Nach einer Beschwerde von Überlebenden und Besatzungsmitgliedern des Rettungsschiffs Sea-Watch 3 hat der Europäische Gerichtshof für Menschenrechte (EGMR) eine Grundrechtsverletzung festgestellt und eine einstweilige Maßnahme verfügt. Am 11. Tag der rechtswidrigen Blockade vor Siracusa, Italien, erkennt Sea-Watch das Urteil an, muss aber darauf bestehen: Einstweilige Maßnahmen reichen nicht, was es braucht, ist eine Lösung.

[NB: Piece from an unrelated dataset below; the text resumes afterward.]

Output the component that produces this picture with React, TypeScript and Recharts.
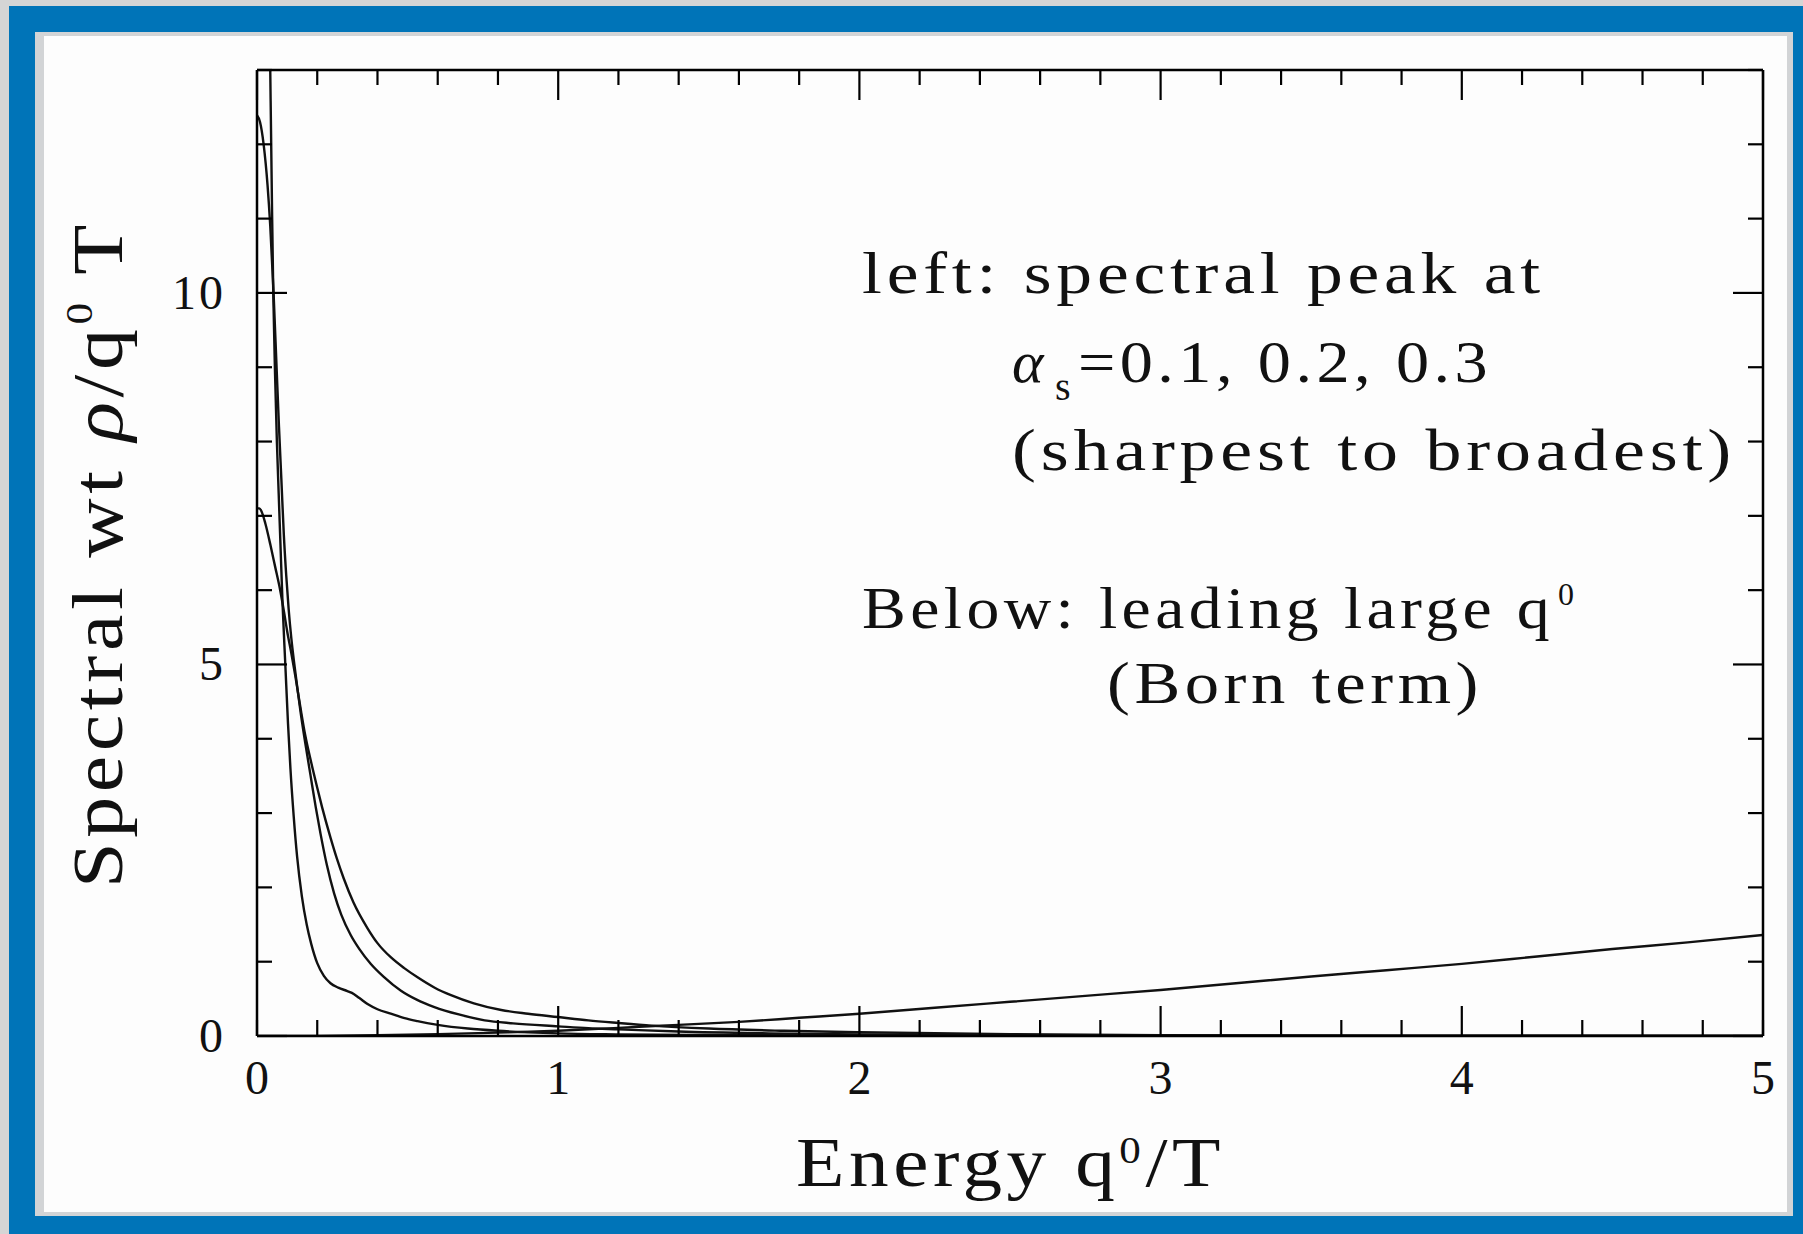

Der EGMR forderte die italienische Regierung auf, „so bald wie möglich alle notwendigen Maßnahmen zu ergreifen, um allen Antragstellern eine angemessene medizinische Versorgung, Nahrung, Wasser und Grundversorgung zu gewährleisten. Was die 15 unbegleiteten Minderjährigen betrifft, so wird die Regierung aufgefordert, angemessene Rechtshilfe (z.B. gesetzliche Vormundschaft) zu leisten.“
Die Sea-Watch 3, das letzte verbliebene zivile Rettungsschiff im zentralen Mittelmeer, hatte am 19.01.2019 vor der Küste Libyens 47 Menschen von einem Schlauchboot gerettet. Seitdem hatten die italienischen Behörden Schiff und Geretteten den obligatorischen sicheren Hafen verweigert. Die Gesundheits- und Sicherheitslage auf dem Schiff verschlechtert sich kontinuierlich
„Die Hoffnung nach der Rettung ist totaler Depression und Verzweiflung gewichen“, sagt Dr. Frank Dörner, Schiffsarzt der Sea-Watch 3. „Einige Menschen haben aufgehört zu essen, haben sich völlig in sich selbst zurückgezogen, andere werden emotional instabil. Wir mussten für einige auf den Einsatz von Beruhigungsmitteln zurückgreifen, können dies aber nur unzureichend hier an Bord behandeln. Einige Menschen sind so traumatisiert und depressiv, dass wir suizidale Tendenzen fürchten – wir wissen nicht, wie lange wir noch in der Lage sind, die Situation zu bewältigen. Die psycho-physiologische Situation der Menschen ist an den Ort gebunden, an dem sie festsitzen und dem sie nicht entkommen können. Die vorläufigen Maßnahmen sind ausgeschöpft, wir brauchen einen sicheren Hafen.“
„Wir begrüßen die Entscheidung aus Straßburg, da sie zeigt, dass das Gericht eine Verletzung grundlegender Rechte durch die Blockade der Sea-Watch 3 feststellt„, sagt Johannes Bayer, Vorsitzender von Sea-Watch. „Aber das ist nicht genug: Der EGMR verlangt Brot und Wasser. Wir verlangen das Ende dieser politischen Geiselnahme.”